The size of Macau’s VIP gaming market has expanded at a phenomenal rate (an average of about 30 percent per year) since gaming was liberalized in 2002. Gross revenue in this market, which comes mainly from baccarat, was about $7 billion in 2007, compared to $2.8 billion in 2003 (all dollar figures U.S.). In Q2 2008, VIP gaming constituted almost 70 percent of Macau’s total casino gaming revenue. In 2003, it was 77 percent. It was lowest in 2005, when it constituted slightly less than 63 percent. The strength of this market segment has proven resilient; but this is a highly competitive environment and often unprofitable as a result.
By comparison, Macau’s slots market has quite a different dynamic. In Q2 2008, the slots market provided about 5 percent of total casino gaming revenue. There are about 13,000 slot machines in Macau, and average daily win per slot is less than $150. The average daily win per (VIP and mass market) table was close to $8,800 during the same period. There are currently about 4,300 tables in Macau; about a fifth of them are VIP tables.
In recent years, risk-taking Chinese VIP players have flooded the market. Determined, and often superstitious, these highly sought-after players patronize the couple hundred VIP rooms in Macau with the aim of winning the house. Reports show that these visitors are generally not interested in anything Macau has to offer other than gaming. These are the hardcore gamblers. The influx of large number of Chinese VIP players who have chosen Macau over elsewhere can be credited to the thousands of junket representatives who work to fill VIP rooms with players.

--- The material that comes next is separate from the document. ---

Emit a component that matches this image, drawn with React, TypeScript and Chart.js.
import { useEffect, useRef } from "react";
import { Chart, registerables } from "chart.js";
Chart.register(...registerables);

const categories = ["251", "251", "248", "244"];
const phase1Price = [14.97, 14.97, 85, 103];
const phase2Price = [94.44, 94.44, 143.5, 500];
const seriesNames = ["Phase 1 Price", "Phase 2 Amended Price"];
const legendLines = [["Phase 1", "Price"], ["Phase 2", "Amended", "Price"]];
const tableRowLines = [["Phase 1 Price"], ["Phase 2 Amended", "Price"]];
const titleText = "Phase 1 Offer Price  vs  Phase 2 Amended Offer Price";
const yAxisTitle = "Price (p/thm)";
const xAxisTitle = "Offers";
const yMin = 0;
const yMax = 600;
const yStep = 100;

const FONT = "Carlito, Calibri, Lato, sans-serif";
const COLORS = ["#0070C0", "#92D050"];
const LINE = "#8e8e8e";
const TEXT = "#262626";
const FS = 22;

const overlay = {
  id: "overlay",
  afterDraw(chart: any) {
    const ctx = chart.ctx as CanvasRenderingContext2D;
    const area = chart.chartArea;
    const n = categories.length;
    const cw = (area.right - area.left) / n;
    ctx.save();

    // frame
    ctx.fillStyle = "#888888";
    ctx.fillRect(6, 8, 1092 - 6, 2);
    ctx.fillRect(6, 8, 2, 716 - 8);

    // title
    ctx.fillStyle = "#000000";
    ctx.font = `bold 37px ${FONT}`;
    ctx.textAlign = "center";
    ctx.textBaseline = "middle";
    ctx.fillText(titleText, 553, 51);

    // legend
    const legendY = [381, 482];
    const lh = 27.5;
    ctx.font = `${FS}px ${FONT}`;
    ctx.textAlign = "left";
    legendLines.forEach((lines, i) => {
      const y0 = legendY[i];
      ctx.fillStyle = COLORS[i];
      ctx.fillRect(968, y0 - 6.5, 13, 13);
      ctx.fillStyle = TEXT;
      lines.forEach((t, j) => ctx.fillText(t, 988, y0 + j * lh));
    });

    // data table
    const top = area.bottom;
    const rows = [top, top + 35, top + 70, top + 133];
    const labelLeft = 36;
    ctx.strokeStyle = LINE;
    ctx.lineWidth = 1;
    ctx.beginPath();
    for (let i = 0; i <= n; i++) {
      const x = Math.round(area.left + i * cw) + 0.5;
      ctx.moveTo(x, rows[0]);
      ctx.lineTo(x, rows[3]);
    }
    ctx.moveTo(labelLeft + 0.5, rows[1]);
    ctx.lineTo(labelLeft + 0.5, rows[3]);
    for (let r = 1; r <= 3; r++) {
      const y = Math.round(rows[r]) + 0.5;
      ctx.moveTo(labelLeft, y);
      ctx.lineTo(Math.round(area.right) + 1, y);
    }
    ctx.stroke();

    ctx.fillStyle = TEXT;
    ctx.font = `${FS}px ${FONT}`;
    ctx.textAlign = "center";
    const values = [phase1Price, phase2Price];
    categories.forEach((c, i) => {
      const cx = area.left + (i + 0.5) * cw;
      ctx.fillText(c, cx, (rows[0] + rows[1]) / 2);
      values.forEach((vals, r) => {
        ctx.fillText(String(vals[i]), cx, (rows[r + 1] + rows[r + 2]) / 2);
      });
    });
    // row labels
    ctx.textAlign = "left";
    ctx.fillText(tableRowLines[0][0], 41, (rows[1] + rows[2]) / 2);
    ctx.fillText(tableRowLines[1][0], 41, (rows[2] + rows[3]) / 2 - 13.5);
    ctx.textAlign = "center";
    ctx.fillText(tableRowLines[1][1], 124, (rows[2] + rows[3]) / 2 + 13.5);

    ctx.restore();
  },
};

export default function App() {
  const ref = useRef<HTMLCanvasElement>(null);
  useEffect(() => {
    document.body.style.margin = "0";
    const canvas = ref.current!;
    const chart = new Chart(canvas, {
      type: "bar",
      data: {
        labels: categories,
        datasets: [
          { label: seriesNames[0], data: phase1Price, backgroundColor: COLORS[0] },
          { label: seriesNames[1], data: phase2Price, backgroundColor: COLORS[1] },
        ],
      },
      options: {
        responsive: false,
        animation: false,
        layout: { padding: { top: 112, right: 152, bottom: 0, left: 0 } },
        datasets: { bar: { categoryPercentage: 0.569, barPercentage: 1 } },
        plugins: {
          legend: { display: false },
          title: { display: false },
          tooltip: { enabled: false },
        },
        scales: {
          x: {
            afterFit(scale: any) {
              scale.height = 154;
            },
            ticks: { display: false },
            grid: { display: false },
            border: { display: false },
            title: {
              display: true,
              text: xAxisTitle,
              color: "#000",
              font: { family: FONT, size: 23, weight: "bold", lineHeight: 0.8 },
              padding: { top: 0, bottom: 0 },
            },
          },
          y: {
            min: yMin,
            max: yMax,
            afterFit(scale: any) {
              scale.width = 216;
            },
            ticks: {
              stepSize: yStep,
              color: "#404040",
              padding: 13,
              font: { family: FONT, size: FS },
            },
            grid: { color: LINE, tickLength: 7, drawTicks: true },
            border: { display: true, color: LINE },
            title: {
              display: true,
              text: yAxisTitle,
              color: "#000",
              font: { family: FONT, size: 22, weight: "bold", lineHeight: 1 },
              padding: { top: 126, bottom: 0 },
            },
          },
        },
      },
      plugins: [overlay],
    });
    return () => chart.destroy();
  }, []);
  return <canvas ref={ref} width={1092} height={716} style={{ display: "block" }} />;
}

Macau’s VIP gaming market operates on three levels: the casino concessionaire; VIP room operators (who are also called VIP room promoters, contractors or lessees); and junket representatives (who are called junket operators or da ma zai). The traditional 40/40/20 model for revenue splitting (40 percent to the government, 40 percent to the VIP room operator, and 20 percent to the concessionaire) is now threatened. Due to intense competition, concessionaires are getting much smaller slices of the revenue pie while intermediaries are successfully reaping a larger slice.
A typical junket representative is profit-oriented and leverages guanxi to entice Chinese mainland players to come to Macau. Creating, maintaining and leveraging guanxi is an essential part of the job of junket representatives and VIP room operators. Guanxi is often translated as “personal network,” “connections” or even “special relationship.” In typical context, however, guanxi goes beyond the development of connections. It is created by and maintained in many aspects of an individual’s life by doing favors or making the right introductions or providing services above and beyond. In a business context, guanxi refers to the Chinese system of doing business on the basis of personal relationships. One can “have” guanxi with somebody or, as an important person, can be said to have a great deal of guanxi. It is increasingly recognized as a critical element of doing business in China. The unique development on Macau’s VIP rooms is partly due to the strong emphasis of guanxi in Chinese society. Guanxi remains an important element in initiating and maintaining a vibrant VIP gaming market from licensees and channel intermediaries to Chinese VIP players.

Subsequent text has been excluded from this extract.